Most associations were built by, are currently staffed at senior levels by, and have memberships largely made up of idealistic “prophet” Baby Boomers. I think that provides the foundation for most associations, and carries with it some very good and very bad things: the level of commitment we require of our volunteers, the fact that we expect members to happily support “common good” programs, the focus on process over outcomes, the emphasis on mission and the willingness to make personal sacrifices in service to that mission, and even the high value placed on gathering face to face.

Gen-X “nomads” are much more pragmatic – we’re not joiners, and we don’t follow movements. Is the membership model dying? I don’t really know, but if it does die, I think it will be Gen-X that kills it – not the economy or social media, both of which are usually held at fault.

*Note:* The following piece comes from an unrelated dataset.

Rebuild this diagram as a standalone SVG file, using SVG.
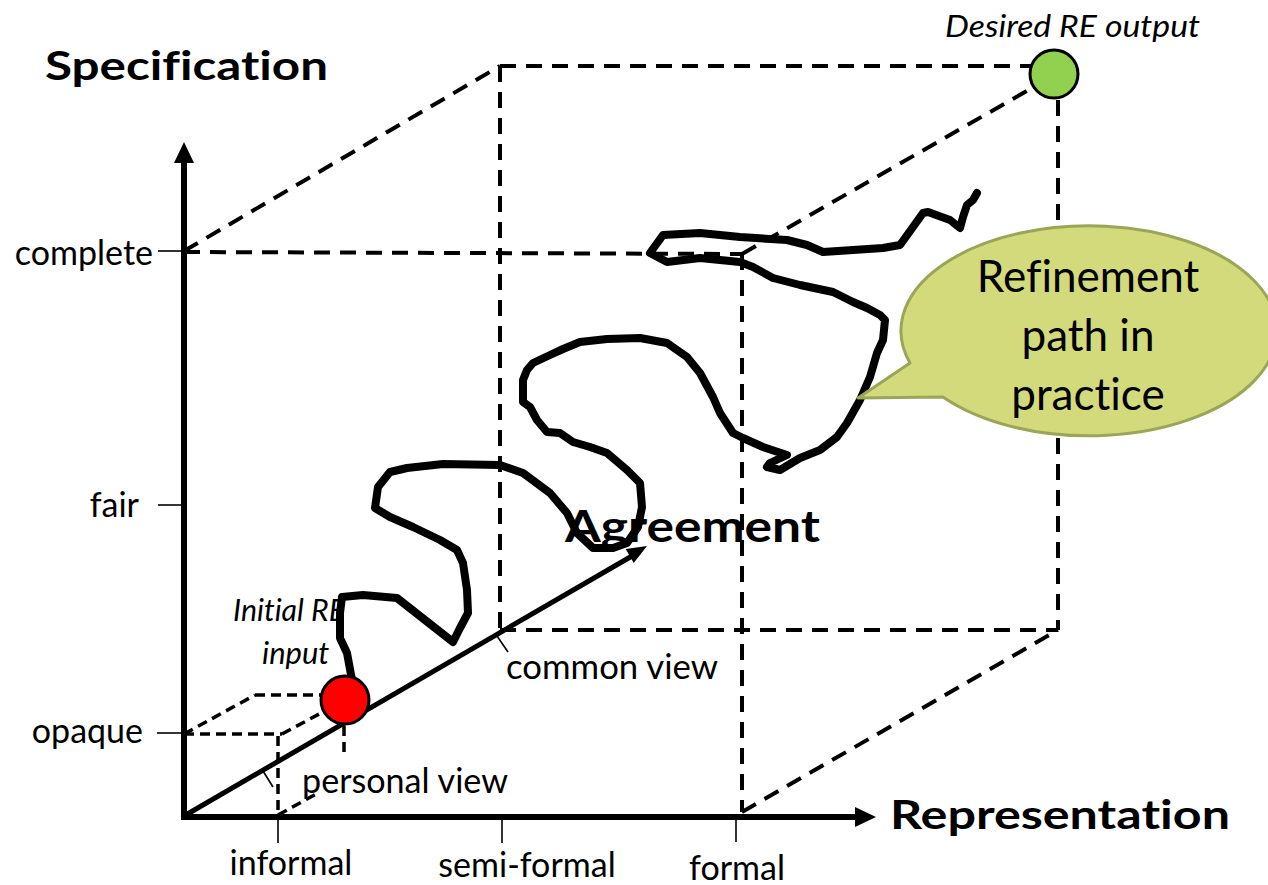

Xers lack patience with the hierarchy of belonging and with traditional forms of engagement and volunteering. If the price of admission involves reading hundreds of pages of rote committee reports and spending long hours in meetings that don’t actually accomplish anything, we’ll form our own groups. Remember the Bush 41 recession of the early 90s, when Xers were graduating? No room at the (workforce) inn? Fine – I’ll just go do my own thing (and invent Netscape in the process).

I think this generational shift will require that our membership models become more limited and personalized, our decision-making processes become more nimble, and our model of volunteering become more focused on outcomes and less on process.

Further complicating the picture is the emergence of the Millennials, a “hero” generation, into adulthood. Heroes value community and teamwork, in direct contrast to the independent and cynical nomadic Xers, and they are much more sanguine about institutions and authority than either nomads or prophets. This “hero” generation is our future.

To quote The Hourglass Blog:

“[D]oes leadership mean something different to each generation, and therefore our leadership systems will constantly change as each new generational perspective comes into power?”

I think the answer is “yes” – our leadership models will have to change to mirror generational change. Given the single-generation life-span of many associations, that will, I believe, be wrenching.

How will your organization respond to generational change? How will we, as a community, respond? How is generational change causing you to think differently about volunteerism? Membership? Mission? Leadership? Or are you even thinking differently at all at this point?